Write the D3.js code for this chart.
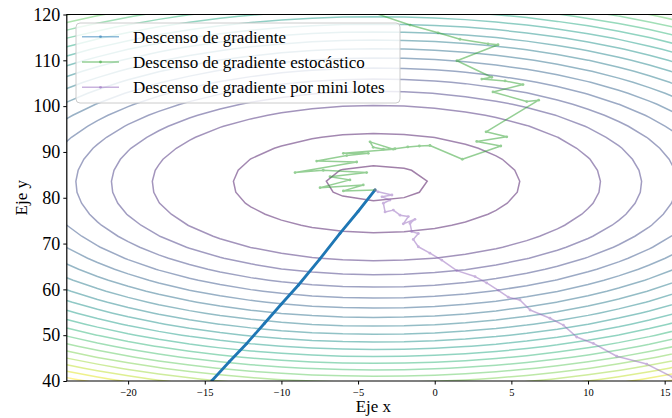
<!DOCTYPE html>
<html lang="es">
<head>
	<meta charset="utf-8">
	<title>Descenso de gradiente</title>
	<script src="https://d3js.org/d3.v7.min.js"></script>
	<style>
		body { margin: 0; background: #fff; }
		text { font-family: "Liberation Serif", "Times New Roman", serif; fill: #000; }
	</style>
</head>
<body>
	<div id="chart"></div>
	<script>
		// axis ticks
		let xTicks = [-20, -15, -10, -5, 0, 5, 10, 15];
		let yTicks = [40, 50, 60, 70, 80, 90, 100, 110, 120];

		// cost surface: bowl centre, axis weights and contour levels
		let bowlCenter = [-3.8, 83.2];
		let bowlWeights = [1.1, 0.82];
		let levels = [13, 97, 236, 330, 424, 518, 612, 706, 800, 894, 988, 1082,
			1176, 1270, 1364, 1458, 1552, 1646, 1740, 1834, 1928];

		// descent paths [x, y]
		let gdPath = [[-14.55, 40.0], [-13.4, 44.2], [-12.26, 48.2], [-11.1, 52.6], [-10.0, 56.8],
			[-8.9, 60.9], [-7.5, 66.6], [-6.18, 72.2], [-5.0, 77.0], [-3.89, 81.7]];

		let sgdPath = [[-4.09, 120.5], [-1.61, 117.7], [0.22, 116.0], [1.65, 114.6], [3.48, 113.6],
			[4.13, 113.4], [1.45, 109.9], [3.72, 106.3], [3.07, 105.9], [4.59, 105.5], [5.76, 104.7],
			[3.80, 103.1], [6.00, 101.0], [6.78, 101.3], [3.35, 94.4], [4.70, 93.3], [2.74, 92.3],
			[4.31, 91.3], [1.80, 88.4], [-0.31, 91.4], [-1.00, 91.3], [-1.76, 91.1], [-2.59, 90.7],
			[-3.35, 90.6], [-4.01, 91.0], [-4.22, 92.2], [-2.70, 90.6], [-5.96, 89.7], [-4.33, 89.7],
			[-5.74, 89.2], [-7.70, 88.0], [-5.09, 87.8], [-9.11, 85.5], [-7.27, 86.0], [-4.44, 85.5],
			[-6.83, 84.6], [-5.53, 83.9], [-7.48, 82.2], [-4.66, 82.8], [-5.96, 81.5], [-3.89, 81.7]];

		let mbPath = [[16.0, 39.8], [15.48, 40.9], [13.83, 43.7], [11.87, 45.4], [10.35, 48.2],
			[9.26, 49.6], [8.39, 52.2], [7.52, 53.7], [6.22, 55.5], [5.56, 57.7], [4.80, 58.3],
			[4.15, 59.8], [3.39, 61.4], [2.63, 62.8], [1.44, 64.1], [0.46, 66.4], [-0.31, 67.9],
			[-1.07, 69.3], [-1.40, 70.9], [-1.07, 72.2], [-1.50, 72.6], [-1.61, 74.4], [-1.29, 75.3],
			[-2.05, 74.3], [-1.72, 75.9], [-2.26, 76.2], [-2.70, 77.3], [-3.24, 76.9], [-3.35, 78.8],
			[-2.92, 79.5], [-3.44, 80.2], [-2.79, 80.6], [-3.70, 81.3], [-3.89, 81.7]];

		let seriesNames = ["Descenso de gradiente", "Descenso de gradiente estocástico",
			"Descenso de gradiente por mini lotes"];
		let seriesColors = ["#1f77b4", "#2ca02c", "#9467bd"];

		let width = 672, height = 418;
		let svg = d3.select("#chart").append("svg")
			.attr("width", width)
			.attr("height", height);

		let x = d3.scaleLinear().domain([-24, 16]).range([66.8, 680]);
		let y = d3.scaleLinear().domain([40, 120]).range([381, 14.5]);

		svg.append("clipPath").attr("id", "plotClip")
			.append("rect")
			.attr("x", x(-24)).attr("y", y(120))
			.attr("width", x(16) - x(-24)).attr("height", y(40) - y(120));

		let plot = svg.append("g").attr("clip-path", "url(#plotClip)");

		// contour grid (samples sit at cell centres in d3.contours), coarse like the original
		let gx0 = -28, gdx = 2.0, nx = 25;
		let gy0 = 33.2, gdy = 2.4, ny = 40;
		let values = [];
		for (let j = 0; j < ny; j++) {
			for (let i = 0; i < nx; i++) {
				let vx = gx0 + i * gdx, vy = gy0 + j * gdy;
				values.push(bowlWeights[0] * (vx - bowlCenter[0]) ** 2 + bowlWeights[1] * (vy - bowlCenter[1]) ** 2);
			}
		}
		let contours = d3.contours().size([nx, ny]).thresholds(levels)(values);
		let toPx = d3.geoTransform({
			point: function(gx, gy) {
				this.stream.point(x(gx0 + (gx - 0.5) * gdx), y(gy0 + (gy - 0.5) * gdy));
			}
		});
		let color = t => d3.interpolateViridis((t - levels[0]) / (levels[levels.length - 1] - levels[0]));

		plot.append("g").selectAll("path")
			.data(contours)
			.join("path")
			.attr("d", d3.geoPath(toPx))
			.attr("fill", "none")
			.attr("stroke", d => color(d.value))
			.attr("stroke-opacity", 0.5)
			.attr("stroke-width", 1.5);

		let line = d3.line().x(d => x(d[0])).y(d => y(d[1]));

		// paths with small dot markers
		let paths = [gdPath, sgdPath, mbPath];
		let widths = [2.8, 1.5, 1.5];
		let opac = [1, 0.5, 0.5];
		paths.forEach((p, k) => {
			let g = plot.append("g").attr("opacity", opac[k]);
			g.append("path")
				.datum(p)
				.attr("fill", "none")
				.attr("stroke", seriesColors[k])
				.attr("stroke-width", widths[k])
				.attr("stroke-linejoin", "round")
				.attr("d", line);
			g.selectAll("circle")
				.data(p)
				.join("circle")
				.attr("cx", d => x(d[0]))
				.attr("cy", d => y(d[1]))
				.attr("r", 1.4)
				.attr("fill", seriesColors[k]);
		});

		// frame
		svg.append("path")
			.attr("d", `M${x(16)},${y(120)}H${x(-24)}V${y(40)}H${x(16)}`)
			.attr("fill", "none")
			.attr("stroke", "#000")
			.attr("stroke-width", 1.2);

		// axes
		let xAxis = svg.append("g")
			.attr("transform", `translate(0,${y(40)})`)
			.call(d3.axisBottom(x).tickValues(xTicks).tickSize(3.5).tickPadding(4));
		xAxis.select(".domain").remove();
		xAxis.selectAll("text").style("font-size", "10.5px").style("font-family", "'Liberation Serif', serif");

		let yAxis = svg.append("g")
			.attr("transform", `translate(${x(-24)},0)`)
			.call(d3.axisLeft(y).tickValues(yTicks).tickSize(3.5).tickPadding(3));
		yAxis.select(".domain").remove();
		yAxis.selectAll("text").style("font-size", "18px").style("font-family", "'Liberation Serif', serif");

		svg.append("text")
			.attr("x", (x(-24) + 672) / 2 + 4)
			.attr("y", 412)
			.attr("text-anchor", "middle")
			.style("font-size", "17px")
			.text("Eje x");

		svg.append("text")
			.attr("transform", `translate(27,${(y(40) + y(120)) / 2}) rotate(-90)`)
			.attr("text-anchor", "middle")
			.style("font-size", "17px")
			.text("Eje y");

		// legend
		let legend = svg.append("g");
		legend.append("rect")
			.attr("x", 76).attr("y", 23)
			.attr("width", 324).attr("height", 80)
			.attr("rx", 4)
			.attr("fill", "#fff").attr("fill-opacity", 0.8)
			.attr("stroke", "#ccc").attr("stroke-width", 1);
		seriesNames.forEach((name, k) => {
			let ly = 36.7 + k * 25.3;
			let item = legend.append("g");
			item.append("line")
				.attr("x1", 82).attr("x2", 119)
				.attr("y1", ly).attr("y2", ly)
				.attr("stroke", seriesColors[k])
				.attr("stroke-opacity", 0.5)
				.attr("stroke-width", 1.5);
			item.append("circle")
				.attr("cx", 100.5).attr("cy", ly).attr("r", 1.4)
				.attr("fill", seriesColors[k]).attr("fill-opacity", 0.5);
			item.append("text")
				.attr("x", 133).attr("y", ly + 6)
				.style("font-size", "17px")
				.text(name);
		});
	</script>
</body>
</html>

• • • • •

_What you need to do_: Write down every line from the opening of the listing to the line with "77.0], [-3.89, 81.7]];", both included, and nothing else; the pictures are omitted.

_Solution for this task_:
Write the D3.js code for this chart.
<!DOCTYPE html>
<html lang="es">
<head>
	<meta charset="utf-8">
	<title>Descenso de gradiente</title>
	<script src="https://d3js.org/d3.v7.min.js"></script>
	<style>
		body { margin: 0; background: #fff; }
		text { font-family: "Liberation Serif", "Times New Roman", serif; fill: #000; }
	</style>
</head>
<body>
	<div id="chart"></div>
	<script>
		// axis ticks
		let xTicks = [-20, -15, -10, -5, 0, 5, 10, 15];
		let yTicks = [40, 50, 60, 70, 80, 90, 100, 110, 120];

		// cost surface: bowl centre, axis weights and contour levels
		let bowlCenter = [-3.8, 83.2];
		let bowlWeights = [1.1, 0.82];
		let levels = [13, 97, 236, 330, 424, 518, 612, 706, 800, 894, 988, 1082,
			1176, 1270, 1364, 1458, 1552, 1646, 1740, 1834, 1928];

		// descent paths [x, y]
		let gdPath = [[-14.55, 40.0], [-13.4, 44.2], [-12.26, 48.2], [-11.1, 52.6], [-10.0, 56.8],
			[-8.9, 60.9], [-7.5, 66.6], [-6.18, 72.2], [-5.0, 77.0], [-3.89, 81.7]];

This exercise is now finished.